Threat Watch ByteDance Spider

If you run a web server chances are your sites traffic has been invaded by the unwanted vistors know as ByteDance. If you look at your access log there's a good chance you have seen traffic such as this right here.

Log info

Who is ByteDance

ByteDance is a Chinese company who may or may not have ties to the CCP. They also own the following products, CapCut, Douyin, Lark, Toutiao, Xigua Video, Nuverse, and most infamously TikTok. Yes the same TikTok that has been all the rage over the last few years. A few years ago the U.S. goverment tried to outright ban the platform due to concerns about its ties to the CCP which only seemed to make the platform more popular. As a result of their growing popularity they now site at the same table as the rest of big tech and are no different in their motives of spying, collecting data, and selling that data to who ever wants it and yes they also track people who don't even use TikTok through tracking pixels. Needless to say this is not an ethical company at all.

The ByteDance spider

Most webcrawlers or spiders as they are often called are search engines who place your site where ever they see fit on their scale of relevance. ByteDance however is not a search engine in the sense that they point you to actual websites but rather a few second videos to attempt to capitleize on the most revenue possible. With that in mind what exactly is happening? To truly understand how much of a pest this spider really is we first need to understand how bandwidth works on a server. For each vistor your site draws in will generate a number of bandwidth per month.
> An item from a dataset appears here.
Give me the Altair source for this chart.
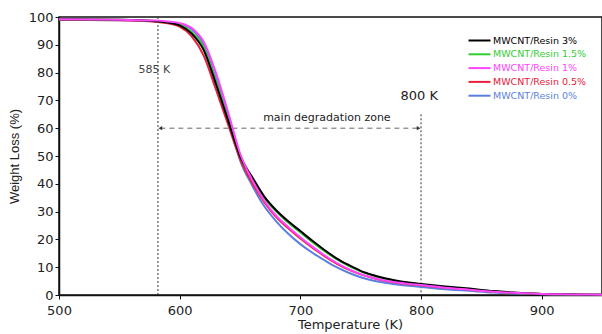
import altair as alt
import pandas as pd

temps = [500, 550, 580, 590, 600, 610, 620, 630, 640, 650, 660, 670, 680, 690, 700,
         710, 720, 730, 740, 750, 760, 770, 780, 790, 800, 820, 840, 860, 880, 900, 925, 950]

series_names = ["MWCNT/Resin 3%", "MWCNT/Resin 1.5%", "MWCNT/Resin 1%",
                "MWCNT/Resin 0.5%", "MWCNT/Resin 0%"]
series_colors = ["#000000", "#33cc33", "#ff44ff", "#e8203a", "#5b7fe0"]

w_3 = [99.2, 99.0, 98.5, 98.0, 97.0, 94.0, 88.0, 76.0, 63.0, 50.0, 42.5, 35.5, 30.5, 26.5, 23.0,
       19.5, 16.2, 13.2, 10.8, 8.7, 7.2, 6.0, 5.1, 4.5, 4.0, 3.1, 2.3, 1.4, 0.8, 0.4, 0.2, 0.1]
w_15 = [99.2, 99.0, 98.6, 98.1, 97.2, 94.5, 89.0, 77.0, 63.5, 50.0, 42.0, 35.0, 30.0, 26.0, 22.5,
        19.0, 15.8, 12.9, 10.5, 8.5, 7.0, 5.8, 4.9, 4.3, 3.8, 2.9, 2.1, 1.3, 0.7, 0.4, 0.2, 0.1]
w_1 = [99.2, 99.0, 98.7, 98.4, 97.8, 96.0, 91.0, 80.0, 66.0, 51.0, 41.5, 34.0, 28.5, 24.5, 20.8,
       17.4, 14.3, 11.6, 9.3, 7.5, 6.2, 5.2, 4.5, 4.0, 3.6, 2.6, 1.9, 1.2, 0.7, 0.35, 0.2, 0.1]
w_05 = [99.0, 98.8, 98.3, 97.7, 96.5, 93.0, 86.0, 74.0, 61.5, 49.0, 40.5, 33.5, 28.0, 24.0, 20.3,
        17.0, 14.0, 11.3, 9.1, 7.4, 6.1, 5.1, 4.4, 3.9, 3.5, 2.6, 1.9, 1.2, 0.7, 0.35, 0.2, 0.1]
w_0 = [99.0, 98.8, 98.5, 98.1, 97.5, 95.5, 90.0, 78.0, 64.5, 48.5, 39.5, 32.0, 26.5, 22.0, 18.3,
       15.2, 12.5, 10.0, 8.0, 6.4, 5.2, 4.4, 3.8, 3.3, 2.9, 2.1, 1.5, 0.9, 0.5, 0.3, 0.15, 0.1]
all_series = [w_3, w_15, w_1, w_05, w_0]
draw_order = [4, 3, 1, 0, 2]

x_ticks = [500, 600, 700, 800, 900]
y_ticks = [0, 10, 20, 30, 40, 50, 60, 70, 80, 90, 100]

# annotation values
vline_T = [582, 800]
vline_top = [100, 65]
zone_start, zone_end, zone_level = 582, 800, 60
label_585 = ("585 K", 579, 81)
label_800 = ("800 K", 798.5, 71.5)
label_zone = ("main degradation zone", 722, 63.5)

rows = []
for k, idx in enumerate(draw_order):
    for t, w in zip(temps, all_series[idx]):
        rows.append({"T": t, "W": w, "series": series_names[idx], "order": k})
df = pd.DataFrame(rows)

FONT = "DejaVu Sans"

xscale = alt.Scale(domain=[500, 950], nice=False)
yscale = alt.Scale(domain=[0, 100], nice=False)
xaxis = alt.Axis(values=x_ticks, title="Temperature (K)", titleX=291, titlePadding=1,
                 labelFlush=False, labelOverlap=False, labelPadding=5)
yaxis = alt.Axis(values=y_ticks, title="Weight Loss (%)", titlePadding=7,
                 labelOverlap=False, labelFlush=False, labelPadding=2,
                 titleFont="Liberation Sans", titleFontSize=13)

def X(field):
    return alt.X(field, scale=xscale, axis=xaxis)

def Y(field):
    return alt.Y(field, scale=yscale, axis=yaxis)

color_expr = " : ".join(
    [f"datum.label == '{n}' ? '{c}'" for n, c in zip(series_names, series_colors)]
) + " : 'black'"

lines = alt.Chart(df).mark_line(strokeWidth=2, interpolate="monotone").encode(
    x=X("T:Q"),
    y=Y("W:Q"),
    color=alt.Color("series:N", sort=series_names,
                    scale=alt.Scale(domain=series_names, range=series_colors),
                    legend=alt.Legend(title=None, orient="none", legendX=414, legendY=17,
                                      symbolType="M-2,0H2", symbolSize=121,
                                      symbolStrokeWidth=2, labelFontSize=9.5,
                                      labelFont=FONT,
                                      labelColor=alt.ExprRef(color_expr),
                                      rowPadding=2.8, labelOffset=7)),
    detail="order:N",
    order=alt.Order("order:Q"),
)

vdf = pd.DataFrame({"T": vline_T, "top": vline_top, "bot": [0, 0]})
vlines = alt.Chart(vdf).mark_rule(color="#333333", strokeDash=[2, 2], strokeWidth=1).encode(
    x=X("T:Q"), y=Y("top:Q"), y2="bot:Q")

zdf = pd.DataFrame({"a": [zone_start + 2], "b": [zone_end - 2], "lvl": [zone_level]})
zone = alt.Chart(zdf).mark_rule(color="#666666", strokeDash=[5, 4], strokeWidth=1).encode(
    x=X("a:Q"), x2="b:Q", y=Y("lvl:Q"))

adf = pd.DataFrame({"T": [zone_start + 2, zone_end - 2], "W": [zone_level, zone_level],
                    "shape": ["triangle-left", "triangle-right"]})
arrows = alt.Chart(adf).mark_point(filled=True, size=18, color="#333333", opacity=1).encode(
    x=X("T:Q"), y=Y("W:Q"),
    shape=alt.Shape("shape:N", scale=None))

def text_layer(item, size, color):
    tdf = pd.DataFrame({"txt": [item[0]], "T": [item[1]], "W": [item[2]]})
    return alt.Chart(tdf).mark_text(font=FONT, fontSize=size, color=color).encode(
        x=X("T:Q"), y=Y("W:Q"), text="txt:N")

t585 = text_layer(label_585, 11, "#444444")
t800 = text_layer(label_800, 13, "#222222")
tzone = text_layer(label_zone, 11, "#222222")

chart = alt.layer(vlines, zone, arrows, lines, t585, t800, tzone).properties(
    width=543, height=278,
    autosize=alt.AutoSizeParams(type="none"),
    padding={"left": 59, "top": 17, "right": 0, "bottom": 39},
    background="white",
).configure_view(stroke="#111111", strokeWidth=1.5).configure_axis(
    grid=False, domainColor="#111111", domainWidth=1.5, tickColor="#111111", tickSize=4,
    labelFont=FONT, labelFontSize=13, labelColor="#222222",
    titleFont=FONT, titleFontSize=13, titleColor="#222222",
    titleFontWeight="normal",
)

chart.save("out.html", embed_options={"renderer": "svg", "actions": False})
As that bandwidth builds up it isn't uncommon to see slow downs on the website, increase of cost per month to run the site, and eventualy a Denial of Service situation where no one can use the site. Now with that in mind let's look at what ByteDance is doing. Esentualy they are running around trying to find what ever server they can even if the admin has never used TikTok nor emabled any ads or tracking pixels and hunting down random pages for unknown reasons although if anything about the ByteDances profile is anything to go off of it's probably not something good. Now with most web crawlers you can set limitations on where they can and can't access pages from through something called robots.txt. The problem is that ByteDance does not respect these limitions at all and will instead crawl through those pages anyway. And then there's the bandwidth problem. These webcrawlers that ByteDance uses in the best way to describe it are freeloaders who not only provide nothing of vaule but also activley hurt those who are effected by their actions. Ok so it's one thing to eat up resources that could've gone to legitimate users, but if you actualy go on to virustotal and do a lookup on these ip addresses that are comming from these webcrawlers you will find that these are malicous ip addresses whos intentions are unknown.

Best course of action

If you are a user of site unfourtantly there really isn't a whole lot you can do to fight this beast as it remains completly hidden to the end user even stuff like ublock origin don't seem to be able to find it. The only thing you can do as the end user is to stop using products made by ByteDance such as TikTok and not installing it in the first place which is becoming harder to do since most phones these days and even Windows 11 come with TikTok preinstalled. Not to mention that unless you have a way of blocking all of ByteDances tracking pixels then they still have your information and thus are still profiting off of you regaurdless of if you ever used their products or not. If you are a server owner however you do have a few options please note that they may or may not work for you so please do your own reasearch on the matter to find what works best for your services. Option 1 is to disallow the offending company in the robots.txt file the downside to this approach though is that it is possible for them to setup another spider with a different name so as to bypass the rules on the robots.txt file which they already do not respect to begin with. Option 2 you can try to block any associated ip addresses at the firewall level but the downside to this apporach is that you would have to know every IP address these guys use in order to get rid of the spider and if know anything about ip addresses you know that they can change at any given point meaning that this would only be temporary soluation to the problem.